Kevin Osioma

Posted on Mar 23

How Linux is Used in Real-World Data Engineering

#linux #data #cicd

Introduction

Linux is the backbone of modern data engineering. Most production data systems run on Linux-based infrastructure, from cloud servers to distributed processing frameworks.

Understanding how Linux is used in real-world workflows is essential for building reliable, scalable, and automated data pipelines.

This article explains how Linux fits into real data engineering environments, focusing on practical use rather than theory.

Linux as the Foundation of Data Infrastructure

~ In production environments, data systems rarely run on local machines.

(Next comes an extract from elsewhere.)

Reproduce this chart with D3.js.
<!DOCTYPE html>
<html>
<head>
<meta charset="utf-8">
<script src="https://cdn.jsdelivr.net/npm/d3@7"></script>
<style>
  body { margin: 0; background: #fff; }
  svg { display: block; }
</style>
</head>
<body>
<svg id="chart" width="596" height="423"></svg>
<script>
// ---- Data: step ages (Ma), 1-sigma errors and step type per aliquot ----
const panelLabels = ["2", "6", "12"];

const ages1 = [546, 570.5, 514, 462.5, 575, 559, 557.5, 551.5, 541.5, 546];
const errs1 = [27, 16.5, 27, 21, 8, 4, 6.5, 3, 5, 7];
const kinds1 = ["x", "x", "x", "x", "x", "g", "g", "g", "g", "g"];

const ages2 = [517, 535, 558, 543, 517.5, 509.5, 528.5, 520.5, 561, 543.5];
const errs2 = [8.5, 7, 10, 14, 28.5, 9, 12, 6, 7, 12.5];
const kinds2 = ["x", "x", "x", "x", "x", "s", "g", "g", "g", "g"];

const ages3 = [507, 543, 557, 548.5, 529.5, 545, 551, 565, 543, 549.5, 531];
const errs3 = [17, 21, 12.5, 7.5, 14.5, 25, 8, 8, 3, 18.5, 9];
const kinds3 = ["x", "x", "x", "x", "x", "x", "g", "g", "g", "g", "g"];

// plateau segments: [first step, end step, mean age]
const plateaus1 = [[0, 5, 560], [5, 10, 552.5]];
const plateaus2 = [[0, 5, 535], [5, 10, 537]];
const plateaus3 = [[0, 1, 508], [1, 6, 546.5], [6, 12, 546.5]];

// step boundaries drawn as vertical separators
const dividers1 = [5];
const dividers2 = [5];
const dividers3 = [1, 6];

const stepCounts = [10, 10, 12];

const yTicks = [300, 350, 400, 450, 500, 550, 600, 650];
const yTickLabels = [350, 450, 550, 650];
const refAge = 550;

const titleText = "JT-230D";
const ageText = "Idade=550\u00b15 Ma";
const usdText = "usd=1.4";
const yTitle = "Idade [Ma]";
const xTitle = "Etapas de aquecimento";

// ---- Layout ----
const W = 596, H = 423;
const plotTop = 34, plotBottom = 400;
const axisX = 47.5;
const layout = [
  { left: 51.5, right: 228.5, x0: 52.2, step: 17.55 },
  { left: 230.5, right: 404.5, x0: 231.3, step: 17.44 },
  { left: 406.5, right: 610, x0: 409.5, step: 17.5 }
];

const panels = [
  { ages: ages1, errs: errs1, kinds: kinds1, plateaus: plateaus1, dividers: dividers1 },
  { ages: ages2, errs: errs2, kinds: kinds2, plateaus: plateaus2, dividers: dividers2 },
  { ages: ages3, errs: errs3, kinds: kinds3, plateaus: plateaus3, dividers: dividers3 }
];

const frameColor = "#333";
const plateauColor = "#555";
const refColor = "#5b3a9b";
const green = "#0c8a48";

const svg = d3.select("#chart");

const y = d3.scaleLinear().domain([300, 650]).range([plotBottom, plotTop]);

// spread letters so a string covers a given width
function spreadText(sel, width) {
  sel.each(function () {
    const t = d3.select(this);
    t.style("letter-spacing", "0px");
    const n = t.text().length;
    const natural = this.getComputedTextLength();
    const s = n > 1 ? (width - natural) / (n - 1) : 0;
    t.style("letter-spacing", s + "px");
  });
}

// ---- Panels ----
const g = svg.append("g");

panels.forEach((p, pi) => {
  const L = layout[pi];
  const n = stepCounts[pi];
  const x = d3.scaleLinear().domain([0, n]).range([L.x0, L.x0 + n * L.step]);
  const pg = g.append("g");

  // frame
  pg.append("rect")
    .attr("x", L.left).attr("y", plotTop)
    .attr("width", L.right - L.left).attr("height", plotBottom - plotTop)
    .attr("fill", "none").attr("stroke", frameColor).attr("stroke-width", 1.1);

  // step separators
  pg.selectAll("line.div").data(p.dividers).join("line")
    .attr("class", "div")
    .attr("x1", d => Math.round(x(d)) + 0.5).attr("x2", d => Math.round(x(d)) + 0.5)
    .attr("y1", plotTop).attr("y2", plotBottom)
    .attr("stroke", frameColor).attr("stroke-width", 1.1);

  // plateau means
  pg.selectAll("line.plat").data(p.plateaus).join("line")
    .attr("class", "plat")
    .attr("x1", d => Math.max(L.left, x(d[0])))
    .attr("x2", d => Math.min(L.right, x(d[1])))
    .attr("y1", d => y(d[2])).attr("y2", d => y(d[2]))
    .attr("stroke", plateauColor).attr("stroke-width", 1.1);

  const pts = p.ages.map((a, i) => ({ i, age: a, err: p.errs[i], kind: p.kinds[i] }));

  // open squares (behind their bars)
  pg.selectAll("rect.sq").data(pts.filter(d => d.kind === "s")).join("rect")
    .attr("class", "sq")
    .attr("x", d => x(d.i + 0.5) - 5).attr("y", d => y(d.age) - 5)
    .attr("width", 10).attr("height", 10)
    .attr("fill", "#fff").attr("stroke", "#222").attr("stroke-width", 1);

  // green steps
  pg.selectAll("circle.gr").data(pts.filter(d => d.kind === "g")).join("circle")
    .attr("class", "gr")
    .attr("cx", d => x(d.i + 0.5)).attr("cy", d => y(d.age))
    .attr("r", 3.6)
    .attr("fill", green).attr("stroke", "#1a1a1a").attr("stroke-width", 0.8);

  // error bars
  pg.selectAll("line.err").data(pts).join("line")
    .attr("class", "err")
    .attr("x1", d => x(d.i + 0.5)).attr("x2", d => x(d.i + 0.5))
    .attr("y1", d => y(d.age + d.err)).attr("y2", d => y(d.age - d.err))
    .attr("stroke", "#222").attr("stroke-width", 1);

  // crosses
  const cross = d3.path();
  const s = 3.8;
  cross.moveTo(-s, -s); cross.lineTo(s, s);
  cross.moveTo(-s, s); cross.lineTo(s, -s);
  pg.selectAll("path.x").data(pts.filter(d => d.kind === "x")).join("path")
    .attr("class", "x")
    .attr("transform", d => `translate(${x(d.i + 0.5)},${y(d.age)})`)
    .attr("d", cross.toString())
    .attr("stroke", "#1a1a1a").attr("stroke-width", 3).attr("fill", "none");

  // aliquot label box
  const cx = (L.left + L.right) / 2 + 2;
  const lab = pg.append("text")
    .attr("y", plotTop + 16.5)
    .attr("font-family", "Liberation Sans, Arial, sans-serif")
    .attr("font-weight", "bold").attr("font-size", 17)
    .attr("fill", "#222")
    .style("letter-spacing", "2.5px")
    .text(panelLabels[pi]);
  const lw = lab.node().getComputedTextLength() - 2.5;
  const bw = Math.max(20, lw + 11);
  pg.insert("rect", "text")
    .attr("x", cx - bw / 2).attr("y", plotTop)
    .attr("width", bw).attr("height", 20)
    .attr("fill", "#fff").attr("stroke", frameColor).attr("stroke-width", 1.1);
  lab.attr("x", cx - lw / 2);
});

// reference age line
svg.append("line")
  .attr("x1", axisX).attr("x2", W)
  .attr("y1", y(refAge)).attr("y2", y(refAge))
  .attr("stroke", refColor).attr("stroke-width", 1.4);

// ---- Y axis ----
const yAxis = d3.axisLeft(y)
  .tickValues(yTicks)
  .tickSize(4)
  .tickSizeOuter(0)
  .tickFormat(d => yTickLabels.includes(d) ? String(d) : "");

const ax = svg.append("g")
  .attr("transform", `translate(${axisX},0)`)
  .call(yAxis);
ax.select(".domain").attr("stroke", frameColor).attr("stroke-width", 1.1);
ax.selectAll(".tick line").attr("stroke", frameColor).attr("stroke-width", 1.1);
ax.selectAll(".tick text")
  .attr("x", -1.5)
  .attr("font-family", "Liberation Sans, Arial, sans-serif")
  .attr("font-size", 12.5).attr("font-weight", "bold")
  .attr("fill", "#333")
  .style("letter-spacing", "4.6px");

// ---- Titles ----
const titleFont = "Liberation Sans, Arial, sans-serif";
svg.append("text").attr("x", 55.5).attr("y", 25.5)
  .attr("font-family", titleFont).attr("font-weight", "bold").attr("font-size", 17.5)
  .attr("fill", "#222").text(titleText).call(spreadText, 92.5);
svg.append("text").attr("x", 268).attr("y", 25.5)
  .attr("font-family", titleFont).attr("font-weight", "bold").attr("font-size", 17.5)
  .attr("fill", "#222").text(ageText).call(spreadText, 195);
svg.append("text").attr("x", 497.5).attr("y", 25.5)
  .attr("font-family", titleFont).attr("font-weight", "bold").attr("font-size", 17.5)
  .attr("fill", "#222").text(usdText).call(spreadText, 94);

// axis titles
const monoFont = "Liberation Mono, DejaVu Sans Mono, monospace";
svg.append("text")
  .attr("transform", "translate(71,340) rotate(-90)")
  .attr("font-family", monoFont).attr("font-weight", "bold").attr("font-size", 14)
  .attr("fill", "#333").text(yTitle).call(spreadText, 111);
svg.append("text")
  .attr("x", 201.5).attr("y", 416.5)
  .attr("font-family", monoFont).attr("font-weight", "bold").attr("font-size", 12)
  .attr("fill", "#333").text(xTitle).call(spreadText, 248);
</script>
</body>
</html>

They are deployed on:

Cloud virtual machines (AWS EC2, Azure VM, GCP Compute Engine)
Containers (Docker, Kubernetes)
Distributed clusters (Hadoop, Spark)

All of these environments are Linux-based.

Why Linux?

Stability under heavy workloads
Strong process and memory management
Native support for automation and scripting
Seamless integration with data tools

Example:

ssh user@data-server

This is how data engineers access remote servers where pipelines run.

File System Management in Data Pipelines

~ Data engineering workflows heavily rely on structured file handling.

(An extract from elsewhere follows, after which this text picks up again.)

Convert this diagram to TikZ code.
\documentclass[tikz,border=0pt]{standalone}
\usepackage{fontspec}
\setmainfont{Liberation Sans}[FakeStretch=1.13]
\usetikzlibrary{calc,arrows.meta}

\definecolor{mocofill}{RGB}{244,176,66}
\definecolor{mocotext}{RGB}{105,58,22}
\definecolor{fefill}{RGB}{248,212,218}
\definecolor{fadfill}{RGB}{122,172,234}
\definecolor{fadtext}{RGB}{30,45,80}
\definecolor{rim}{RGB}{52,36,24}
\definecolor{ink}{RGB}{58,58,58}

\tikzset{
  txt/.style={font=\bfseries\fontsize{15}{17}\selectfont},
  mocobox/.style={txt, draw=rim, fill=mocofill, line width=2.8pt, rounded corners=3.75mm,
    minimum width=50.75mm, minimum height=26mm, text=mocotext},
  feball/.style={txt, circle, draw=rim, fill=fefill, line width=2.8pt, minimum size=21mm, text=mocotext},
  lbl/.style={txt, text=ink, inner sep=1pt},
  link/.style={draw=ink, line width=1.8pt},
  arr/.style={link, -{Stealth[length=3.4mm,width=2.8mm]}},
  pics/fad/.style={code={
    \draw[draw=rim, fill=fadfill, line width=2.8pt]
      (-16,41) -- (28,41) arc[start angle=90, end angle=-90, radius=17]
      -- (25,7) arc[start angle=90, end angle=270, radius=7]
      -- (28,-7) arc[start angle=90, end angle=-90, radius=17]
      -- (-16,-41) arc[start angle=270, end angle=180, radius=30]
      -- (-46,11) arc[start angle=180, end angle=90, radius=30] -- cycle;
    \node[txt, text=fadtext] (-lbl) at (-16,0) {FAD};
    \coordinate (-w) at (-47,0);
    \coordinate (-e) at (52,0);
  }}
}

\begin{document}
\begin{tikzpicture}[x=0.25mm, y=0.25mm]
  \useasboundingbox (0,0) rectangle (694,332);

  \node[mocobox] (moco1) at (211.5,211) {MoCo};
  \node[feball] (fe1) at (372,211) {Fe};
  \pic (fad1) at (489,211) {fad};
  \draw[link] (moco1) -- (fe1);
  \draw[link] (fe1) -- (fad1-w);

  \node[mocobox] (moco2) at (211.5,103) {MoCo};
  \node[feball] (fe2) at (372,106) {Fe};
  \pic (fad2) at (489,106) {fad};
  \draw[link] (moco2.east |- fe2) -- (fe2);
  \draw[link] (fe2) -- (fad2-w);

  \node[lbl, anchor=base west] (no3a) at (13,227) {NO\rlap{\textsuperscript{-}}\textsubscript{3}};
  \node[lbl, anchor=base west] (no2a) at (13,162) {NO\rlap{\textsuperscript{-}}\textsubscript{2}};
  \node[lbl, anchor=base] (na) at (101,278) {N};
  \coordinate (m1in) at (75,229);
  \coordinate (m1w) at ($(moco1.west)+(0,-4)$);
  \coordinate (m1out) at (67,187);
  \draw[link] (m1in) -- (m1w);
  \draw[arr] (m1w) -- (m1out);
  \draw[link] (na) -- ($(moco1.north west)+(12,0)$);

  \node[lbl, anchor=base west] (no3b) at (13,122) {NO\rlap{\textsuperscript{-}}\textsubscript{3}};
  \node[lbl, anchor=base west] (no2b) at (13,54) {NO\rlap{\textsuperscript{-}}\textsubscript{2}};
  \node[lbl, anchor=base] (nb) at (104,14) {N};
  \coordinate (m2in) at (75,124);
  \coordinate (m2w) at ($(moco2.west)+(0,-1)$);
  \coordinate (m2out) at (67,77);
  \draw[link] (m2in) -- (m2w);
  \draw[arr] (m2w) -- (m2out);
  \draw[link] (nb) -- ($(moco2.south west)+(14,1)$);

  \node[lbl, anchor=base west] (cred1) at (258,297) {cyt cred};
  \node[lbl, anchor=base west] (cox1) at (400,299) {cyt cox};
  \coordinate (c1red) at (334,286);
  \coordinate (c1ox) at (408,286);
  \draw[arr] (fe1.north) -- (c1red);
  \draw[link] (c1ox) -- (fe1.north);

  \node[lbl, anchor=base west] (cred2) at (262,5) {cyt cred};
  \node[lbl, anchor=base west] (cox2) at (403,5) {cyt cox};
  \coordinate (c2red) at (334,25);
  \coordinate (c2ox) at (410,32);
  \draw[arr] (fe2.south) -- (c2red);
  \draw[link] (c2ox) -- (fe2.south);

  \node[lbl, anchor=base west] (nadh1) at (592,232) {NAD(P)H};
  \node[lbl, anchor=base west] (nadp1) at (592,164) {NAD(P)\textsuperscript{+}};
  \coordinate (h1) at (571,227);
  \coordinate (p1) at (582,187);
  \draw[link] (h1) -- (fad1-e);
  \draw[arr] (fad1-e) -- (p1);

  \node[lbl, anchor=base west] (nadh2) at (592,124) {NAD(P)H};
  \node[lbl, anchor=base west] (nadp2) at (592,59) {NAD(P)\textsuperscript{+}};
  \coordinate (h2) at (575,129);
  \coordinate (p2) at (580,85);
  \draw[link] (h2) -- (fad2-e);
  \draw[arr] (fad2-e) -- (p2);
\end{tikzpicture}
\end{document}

Typical directory structure:

/data_pipeline/ ├── raw_data/ ├── processed_data/ ├── logs/ └── scripts/
Common Linux commands used:
List files:
ls -la
Navigate:
cd /data_pipeline/raw_data
Create directories:
mkdir -p data/{raw,processed,logs}
Real-world use case

A pipeline may:

Ingest CSV files into raw_data/
Transform them into processed_data/
Log execution details in logs/

Automation with Shell Scripting

Automation is where Linux becomes critical.

Instead of manually running tasks, engineers write shell scripts.

Example pipeline script:

!/bin/bash

echo "Starting pipeline..."

cp raw_data/sales.csv processed_data/
python3 transform.py
echo "Pipeline completed" >> logs/pipeline.log
Benefits
Eliminates manual work
Enables scheduling
Standardizes execution

Scheduling with Cron Jobs

Data pipelines often run on schedules:

Hourly ingestion
Daily reports
Weekly aggregations

Linux uses cron for scheduling.

Example:

crontab -e

Add job:

0 2 * * * /home/user/scripts/pipeline.sh

This runs the pipeline every day at 2 AM.

Permissions and Security

Data often contains sensitive information. Linux provides strict permission control.

File permission example:
chmod 600 processed_data/sales.csv

Meaning:

Owner can read/write
Others have no access
Directory restriction:
chmod 700 data_pipeline/

Only the owner can access the directory.

Why this matters
Protects financial or personal data
Prevents accidental modification
Enforces controlled access in teams

Logging and Monitoring

Production pipelines must be observable.

Logs help answer:

Did the job run?
Did it fail?
What data was processed?

Example:

echo "Job started at $(date)" >> logs/pipeline.log

To inspect logs:

tail -f logs/pipeline.log

Data Movement and Integration

Linux simplifies data transfer across systems.

Copy files:
cp data.csv backup/
Move files:
mv raw_data/data.csv processed_data/
Download data:
wget https://example.com/data.csv
Transfer between servers:
scp data.csv user@remote-server:/data/

Integration with Data Tools

Most data tools run natively on Linux:

PostgreSQL and MySQL databases
Apache Kafka for streaming
Apache Spark for distributed processing
Airflow for orchestration

Example: running a Python ETL job

python3 etl_pipeline.py

Command History and Productivity

Linux keeps a history of commands, which improves efficiency.

View history:

history

Re-run command:

!25

Search:

history | grep python

This is useful when debugging pipelines or repeating workflows.

Real-World Pipeline Flow (End-to-End)

A typical Linux-based data pipeline:

Data ingestion
wget source/data.csv -P raw_data/
Data processing
python3 transform.py
Data storage
psql -d warehouse -f load.sql
Logging
echo "Pipeline completed" >> logs/pipeline.log
Scheduling
cron job triggers daily execution
Conclusion

Linux is not just an operating system in data engineering. It is the execution layer where everything runs:

Pipelines are triggered in Linux
Data is stored and moved through Linux file systems
Jobs are automated using Linux tools
Security is enforced using Linux permissions

Without Linux proficiency, it is difficult to operate effectively in real-world data environments.

Call to Action

If you are learning data engineering:

Practice Linux daily
Build pipelines using shell scripts
Simulate real workflows with directories and logs
Use SSH to work on remote servers

Mastering Linux will significantly improve your ability to design and operate production-grade data systems.